Once you realise it’s just a Hammer Horror movie with a budget…
i appreciate your thoughtful response.
at this point, i assume these things get pitched as: we’ll bring in the people who can only see the top layer – the glorification of white men being abusive and violent – and we’ll bring in the people who can see the underlying critique. so that’s where the show / creators get to have their cake and eat it too.
yeah, i didn’t mean it as “big media” – i meant it as the product. the men behind these shows ( tv, movies, comic books, video games, etc. ) are good at what they do. so they, as individuals, can guess – to a large extent – who’s going to consume the show, and what people will take from it.
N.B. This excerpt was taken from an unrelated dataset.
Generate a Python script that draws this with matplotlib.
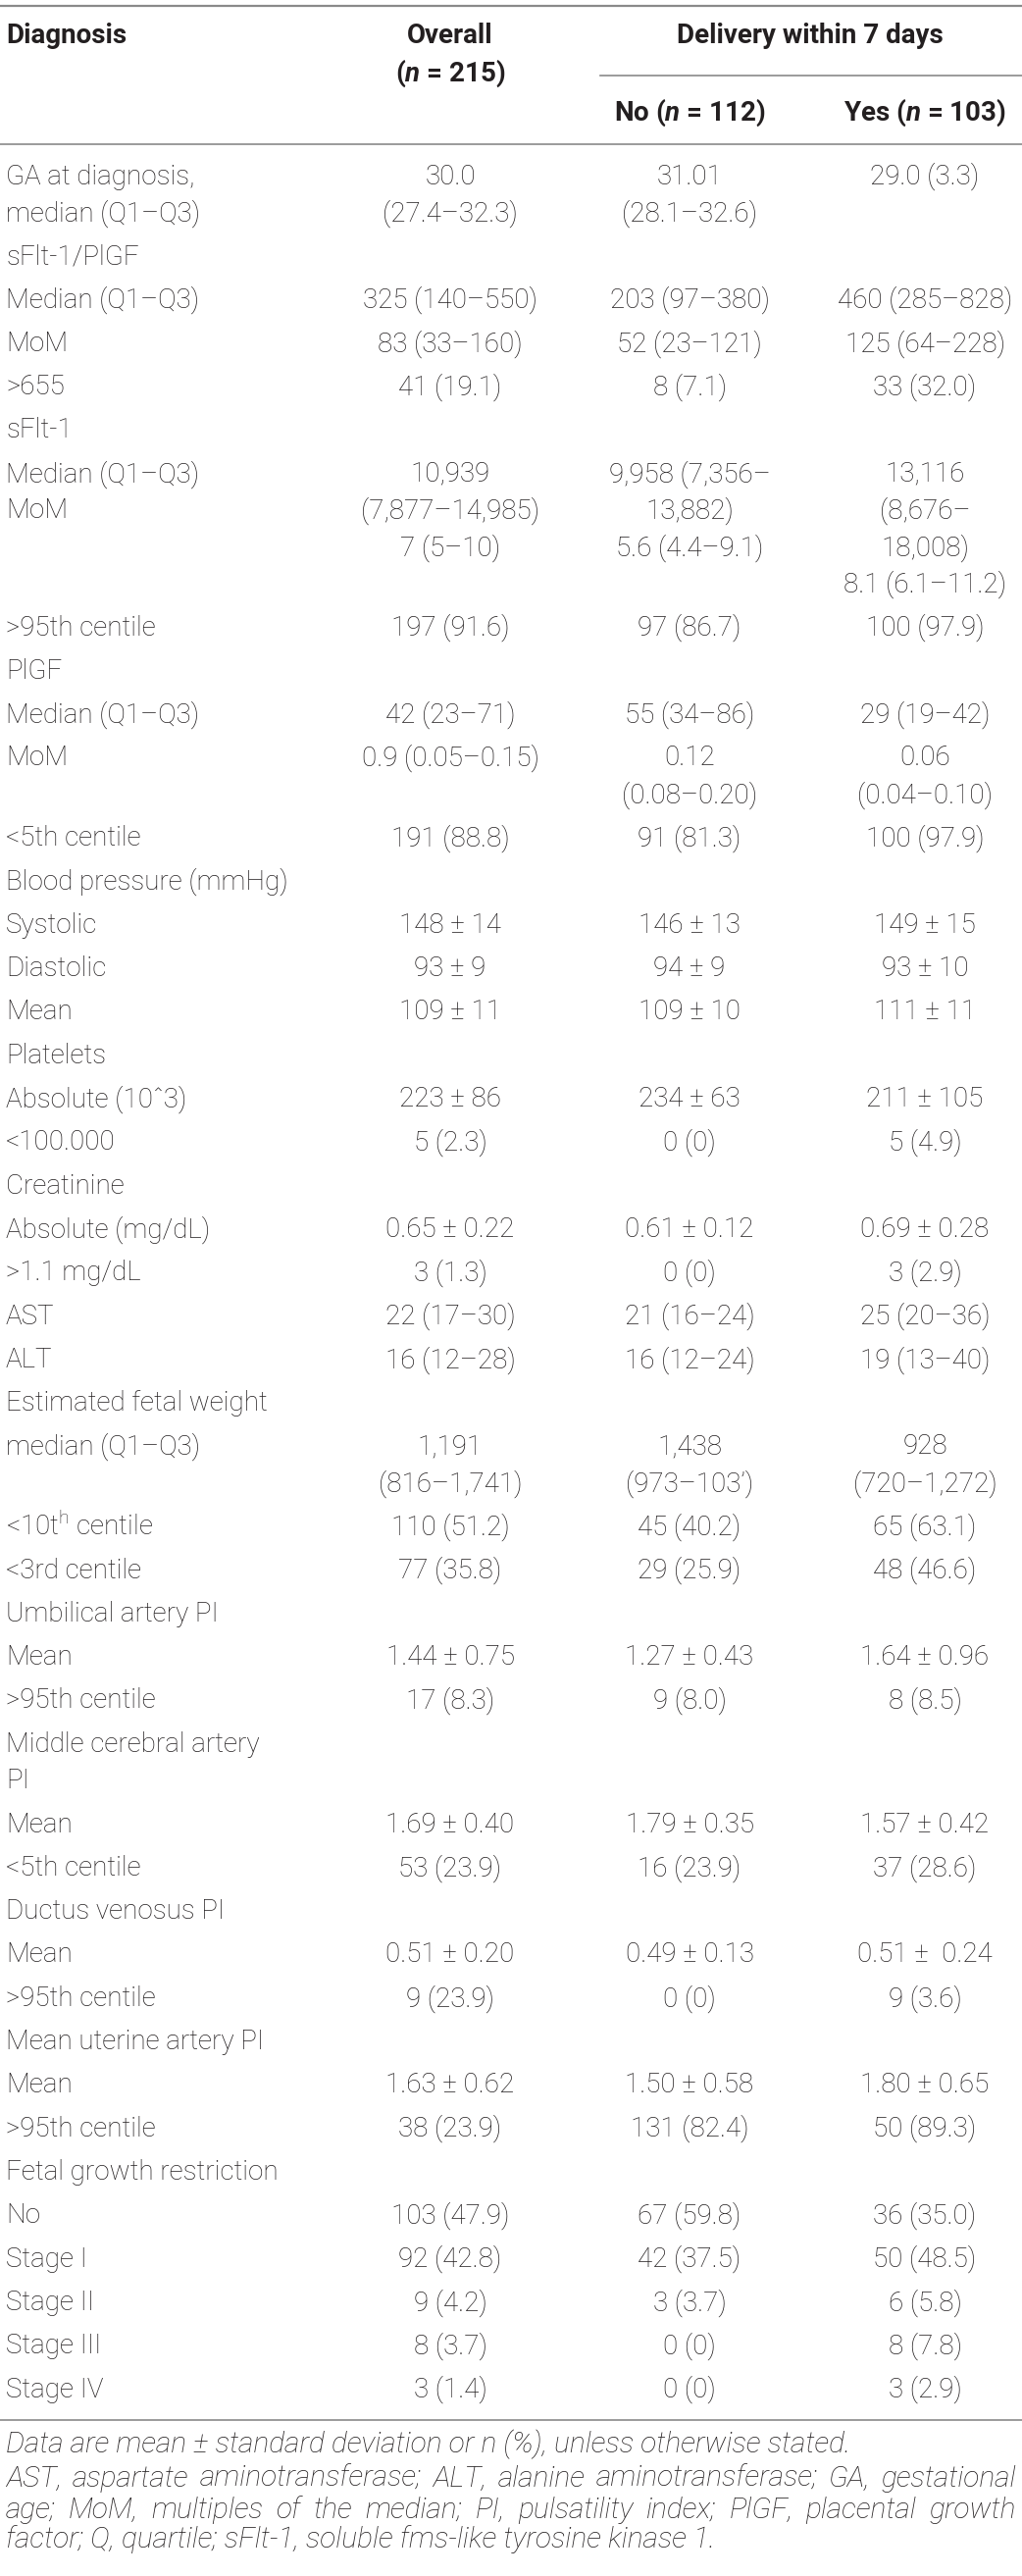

like there is no way on this earth that “fight club” ( the movie ) was meant to be a thought provoking critique of violence. it was meant to look cool and edgy, and to engage white frat bros. and it doesn’t even mean it wasn’t a good movie – it’s just so tiring to me on a personal level how often these stories have been told and how much traction they get.
there are better stories, imo. better points of view. and ones that don’t encourage the worst aspects of toxic white masculinity in the process
Could be? Obviously, they want the widest possible audience… but given the narrative arc, I think that Gilligan was pushing for a particular understanding of that narrative arc…
Sure, but that’s tied together yeah? I guess I have an inherent critic of that kind of mode of thinking about the media, that’s it’s top-down product making, and that artistry is often neglected it not outright rejected… That was very much the view of folks like the Frankfurt school, who looked down on all mass culture, without any real differentiation (with the except of Walter Benjamin). But I think that the concept of a web rather than a top-down pyramid makes more sense to me, at least in how the mass media has actually functioned in history. It’s true that there are attempts by power brokers to control the masses, but that has not always worked out the way that they expected. If jazz (famously Adorno sneered at jazz) was a musical form meant to soothe the working classes and turn them from class struggle, bebop turned that on its head and fueled the Black freedom struggle. You can say the same of other folk musical forms that the industry attempted to commodify… it’s never really fully worked. People find their own uses for culture…
But there you get into the intent of two different authors… Palahnuik and Fincher… And what about the death fo the author, too? Like, if both intended a critique of violence, is it entirely their fault if it’s not taken in that manner?
Oh, certainly. I think it’s frustrating that the mass media does tend to still center white, hetero men over the rest of us. We certainly need more diversity in storytelling. There is getting to be some diversity behind the scenes in media… is it enough? I don’t think so, but it’s there. I think, despite all it’s many failings, social media has helped in that regard? It’s been interesting to see someone like Abigail Thorn, for example, go from being a youtuber and stage actor to now showing up all over the place (Star Wars, apparently in House of the Dragon), as well as her and Jessie Gender having their own works getting a higher profile thanks to Nebula…
I don’t disagree. I just don’t think we should dismiss the attempt at a critique out of hand. And while certainly some views read into these shows a message that confirmed their own views about themselves and the world, plenty of others read it in different ways, including as a critique of toxic white masculinity.
TLDR: I’m all for greater diversity in mass media, for more diverse kinds of stories, for less centering of whiteness… but some of these aren’t to be dismissed out of hand, I think?